Source code of charts
** BEGIN **

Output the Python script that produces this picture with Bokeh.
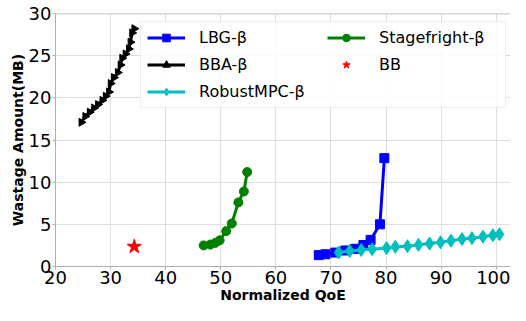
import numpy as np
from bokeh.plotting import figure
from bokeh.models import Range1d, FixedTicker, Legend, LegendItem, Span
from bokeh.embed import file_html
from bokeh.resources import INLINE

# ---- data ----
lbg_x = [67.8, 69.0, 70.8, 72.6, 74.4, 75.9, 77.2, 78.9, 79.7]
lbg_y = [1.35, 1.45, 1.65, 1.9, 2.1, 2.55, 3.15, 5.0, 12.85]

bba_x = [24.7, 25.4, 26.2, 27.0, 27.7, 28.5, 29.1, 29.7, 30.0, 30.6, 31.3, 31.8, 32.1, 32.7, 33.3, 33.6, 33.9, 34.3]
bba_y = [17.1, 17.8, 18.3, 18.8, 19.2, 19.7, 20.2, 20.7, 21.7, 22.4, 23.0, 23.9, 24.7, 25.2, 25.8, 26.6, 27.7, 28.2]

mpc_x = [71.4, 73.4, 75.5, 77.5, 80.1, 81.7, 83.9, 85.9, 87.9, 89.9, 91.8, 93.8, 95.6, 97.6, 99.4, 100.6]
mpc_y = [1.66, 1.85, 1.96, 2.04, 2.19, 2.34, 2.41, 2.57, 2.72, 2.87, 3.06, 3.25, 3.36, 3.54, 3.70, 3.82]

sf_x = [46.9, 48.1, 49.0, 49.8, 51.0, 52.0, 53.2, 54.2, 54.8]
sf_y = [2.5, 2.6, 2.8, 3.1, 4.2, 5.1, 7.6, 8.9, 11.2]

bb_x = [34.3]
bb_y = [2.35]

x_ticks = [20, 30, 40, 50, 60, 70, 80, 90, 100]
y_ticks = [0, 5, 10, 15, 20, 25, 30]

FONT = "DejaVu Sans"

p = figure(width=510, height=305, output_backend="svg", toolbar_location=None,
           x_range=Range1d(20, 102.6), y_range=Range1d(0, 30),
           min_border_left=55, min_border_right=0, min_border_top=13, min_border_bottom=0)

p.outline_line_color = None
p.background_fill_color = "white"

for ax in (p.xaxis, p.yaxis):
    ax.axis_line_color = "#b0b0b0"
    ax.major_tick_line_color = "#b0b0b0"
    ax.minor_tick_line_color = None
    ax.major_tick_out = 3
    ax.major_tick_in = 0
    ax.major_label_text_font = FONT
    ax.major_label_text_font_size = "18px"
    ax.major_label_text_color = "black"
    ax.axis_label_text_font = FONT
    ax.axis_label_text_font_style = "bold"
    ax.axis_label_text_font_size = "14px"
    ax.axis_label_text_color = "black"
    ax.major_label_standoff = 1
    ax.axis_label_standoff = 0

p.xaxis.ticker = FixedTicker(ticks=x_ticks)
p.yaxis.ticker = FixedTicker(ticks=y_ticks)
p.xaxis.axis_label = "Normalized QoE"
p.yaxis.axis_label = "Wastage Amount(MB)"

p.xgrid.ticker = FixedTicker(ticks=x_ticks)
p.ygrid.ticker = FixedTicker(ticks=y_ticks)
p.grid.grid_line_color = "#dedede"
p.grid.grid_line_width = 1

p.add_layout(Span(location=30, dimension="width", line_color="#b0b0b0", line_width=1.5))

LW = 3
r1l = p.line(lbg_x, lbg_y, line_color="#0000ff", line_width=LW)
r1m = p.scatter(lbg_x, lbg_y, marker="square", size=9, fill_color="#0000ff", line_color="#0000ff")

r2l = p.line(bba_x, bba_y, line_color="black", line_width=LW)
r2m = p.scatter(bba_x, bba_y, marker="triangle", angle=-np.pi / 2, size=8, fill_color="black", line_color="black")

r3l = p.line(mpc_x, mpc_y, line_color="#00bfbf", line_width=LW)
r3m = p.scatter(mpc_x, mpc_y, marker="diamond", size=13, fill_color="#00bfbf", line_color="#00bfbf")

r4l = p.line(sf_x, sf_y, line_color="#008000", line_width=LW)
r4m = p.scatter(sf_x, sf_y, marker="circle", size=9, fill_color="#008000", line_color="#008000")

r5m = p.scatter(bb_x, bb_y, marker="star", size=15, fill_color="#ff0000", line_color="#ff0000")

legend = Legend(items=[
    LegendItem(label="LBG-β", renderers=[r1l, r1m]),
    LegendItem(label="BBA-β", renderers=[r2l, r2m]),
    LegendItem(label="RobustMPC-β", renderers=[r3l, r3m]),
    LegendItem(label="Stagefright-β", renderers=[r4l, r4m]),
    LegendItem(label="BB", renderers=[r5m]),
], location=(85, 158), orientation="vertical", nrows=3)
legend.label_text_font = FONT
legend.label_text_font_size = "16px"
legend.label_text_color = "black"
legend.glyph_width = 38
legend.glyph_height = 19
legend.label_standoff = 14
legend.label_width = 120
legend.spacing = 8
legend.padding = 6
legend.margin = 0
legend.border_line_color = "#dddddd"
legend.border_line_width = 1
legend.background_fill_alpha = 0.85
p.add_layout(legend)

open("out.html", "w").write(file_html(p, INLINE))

** END **
** BEGIN **

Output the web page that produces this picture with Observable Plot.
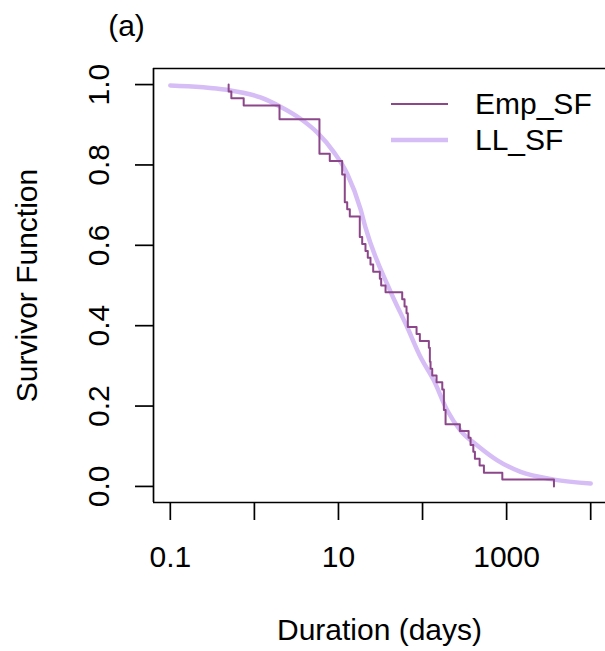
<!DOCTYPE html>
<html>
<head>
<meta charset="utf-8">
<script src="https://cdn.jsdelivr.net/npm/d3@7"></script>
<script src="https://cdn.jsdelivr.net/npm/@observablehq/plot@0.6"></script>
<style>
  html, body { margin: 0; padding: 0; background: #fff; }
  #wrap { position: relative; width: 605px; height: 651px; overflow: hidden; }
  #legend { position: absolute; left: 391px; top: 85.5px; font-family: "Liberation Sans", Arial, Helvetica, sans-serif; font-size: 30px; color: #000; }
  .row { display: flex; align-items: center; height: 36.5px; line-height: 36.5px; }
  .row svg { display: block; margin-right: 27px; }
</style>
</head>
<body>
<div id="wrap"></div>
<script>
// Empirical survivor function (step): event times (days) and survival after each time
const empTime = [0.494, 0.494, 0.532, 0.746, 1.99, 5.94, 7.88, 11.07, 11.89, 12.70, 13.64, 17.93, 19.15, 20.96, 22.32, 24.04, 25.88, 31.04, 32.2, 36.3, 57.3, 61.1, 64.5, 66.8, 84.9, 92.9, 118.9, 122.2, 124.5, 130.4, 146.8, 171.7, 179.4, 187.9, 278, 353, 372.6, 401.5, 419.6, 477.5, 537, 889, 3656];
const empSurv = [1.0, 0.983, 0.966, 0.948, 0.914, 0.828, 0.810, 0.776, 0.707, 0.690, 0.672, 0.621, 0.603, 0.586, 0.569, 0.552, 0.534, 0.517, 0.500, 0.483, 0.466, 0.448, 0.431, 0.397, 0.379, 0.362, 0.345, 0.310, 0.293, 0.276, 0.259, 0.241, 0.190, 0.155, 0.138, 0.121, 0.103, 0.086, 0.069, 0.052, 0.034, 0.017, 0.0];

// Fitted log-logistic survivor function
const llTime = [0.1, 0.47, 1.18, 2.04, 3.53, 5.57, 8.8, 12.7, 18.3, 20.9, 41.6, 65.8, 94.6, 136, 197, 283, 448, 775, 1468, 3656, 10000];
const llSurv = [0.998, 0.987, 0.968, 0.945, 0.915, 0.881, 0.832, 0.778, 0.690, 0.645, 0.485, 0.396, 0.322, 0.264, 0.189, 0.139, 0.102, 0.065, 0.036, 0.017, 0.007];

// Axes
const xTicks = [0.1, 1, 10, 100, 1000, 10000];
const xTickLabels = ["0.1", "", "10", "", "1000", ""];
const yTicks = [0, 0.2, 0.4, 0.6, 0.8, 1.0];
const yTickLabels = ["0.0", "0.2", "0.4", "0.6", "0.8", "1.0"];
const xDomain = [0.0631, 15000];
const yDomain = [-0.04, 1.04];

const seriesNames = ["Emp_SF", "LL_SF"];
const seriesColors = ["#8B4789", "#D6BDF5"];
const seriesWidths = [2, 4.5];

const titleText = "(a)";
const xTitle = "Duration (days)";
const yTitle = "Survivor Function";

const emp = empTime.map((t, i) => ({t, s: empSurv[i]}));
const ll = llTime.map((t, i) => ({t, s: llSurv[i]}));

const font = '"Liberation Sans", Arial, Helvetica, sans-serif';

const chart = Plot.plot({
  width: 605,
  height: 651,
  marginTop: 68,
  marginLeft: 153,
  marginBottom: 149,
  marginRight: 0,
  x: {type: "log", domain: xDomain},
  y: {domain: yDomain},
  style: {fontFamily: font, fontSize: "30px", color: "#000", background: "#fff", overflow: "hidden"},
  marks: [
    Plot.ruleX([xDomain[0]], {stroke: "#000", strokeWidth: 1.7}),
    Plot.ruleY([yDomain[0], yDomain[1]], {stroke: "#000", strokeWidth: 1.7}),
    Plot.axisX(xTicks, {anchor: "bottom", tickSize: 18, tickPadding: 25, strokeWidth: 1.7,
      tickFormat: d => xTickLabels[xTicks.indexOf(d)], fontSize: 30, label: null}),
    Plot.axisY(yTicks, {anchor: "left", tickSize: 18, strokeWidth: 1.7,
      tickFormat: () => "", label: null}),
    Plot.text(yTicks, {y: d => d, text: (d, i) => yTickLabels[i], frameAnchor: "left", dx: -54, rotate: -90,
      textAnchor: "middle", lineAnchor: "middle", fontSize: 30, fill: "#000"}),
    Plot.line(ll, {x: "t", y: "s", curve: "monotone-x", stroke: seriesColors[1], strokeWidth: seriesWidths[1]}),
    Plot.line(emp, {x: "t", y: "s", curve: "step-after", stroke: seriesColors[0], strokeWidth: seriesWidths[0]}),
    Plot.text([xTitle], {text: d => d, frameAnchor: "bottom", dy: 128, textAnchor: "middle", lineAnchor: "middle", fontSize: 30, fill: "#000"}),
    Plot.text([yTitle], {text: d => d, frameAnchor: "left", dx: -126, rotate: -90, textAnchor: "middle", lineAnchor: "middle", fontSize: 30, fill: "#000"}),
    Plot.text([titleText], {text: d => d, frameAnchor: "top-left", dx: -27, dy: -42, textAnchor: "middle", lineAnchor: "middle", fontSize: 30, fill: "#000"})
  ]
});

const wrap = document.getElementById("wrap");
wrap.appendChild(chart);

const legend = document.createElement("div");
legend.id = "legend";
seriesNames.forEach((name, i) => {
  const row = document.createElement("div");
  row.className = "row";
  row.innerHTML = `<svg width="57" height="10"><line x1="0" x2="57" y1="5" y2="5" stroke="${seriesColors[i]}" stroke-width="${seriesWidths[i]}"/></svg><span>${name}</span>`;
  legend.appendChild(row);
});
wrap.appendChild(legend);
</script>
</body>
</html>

** END **

Take the material above and output only the lines from the one that contains "Output the Python" through the one that contains "26.6, 27.7, 28.2]", ends included and images left out.

= WRITTEN RESPONSE =
Output the Python script that produces this picture with Bokeh.
import numpy as np
from bokeh.plotting import figure
from bokeh.models import Range1d, FixedTicker, Legend, LegendItem, Span
from bokeh.embed import file_html
from bokeh.resources import INLINE

# ---- data ----
lbg_x = [67.8, 69.0, 70.8, 72.6, 74.4, 75.9, 77.2, 78.9, 79.7]
lbg_y = [1.35, 1.45, 1.65, 1.9, 2.1, 2.55, 3.15, 5.0, 12.85]

bba_x = [24.7, 25.4, 26.2, 27.0, 27.7, 28.5, 29.1, 29.7, 30.0, 30.6, 31.3, 31.8, 32.1, 32.7, 33.3, 33.6, 33.9, 34.3]
bba_y = [17.1, 17.8, 18.3, 18.8, 19.2, 19.7, 20.2, 20.7, 21.7, 22.4, 23.0, 23.9, 24.7, 25.2, 25.8, 26.6, 27.7, 28.2]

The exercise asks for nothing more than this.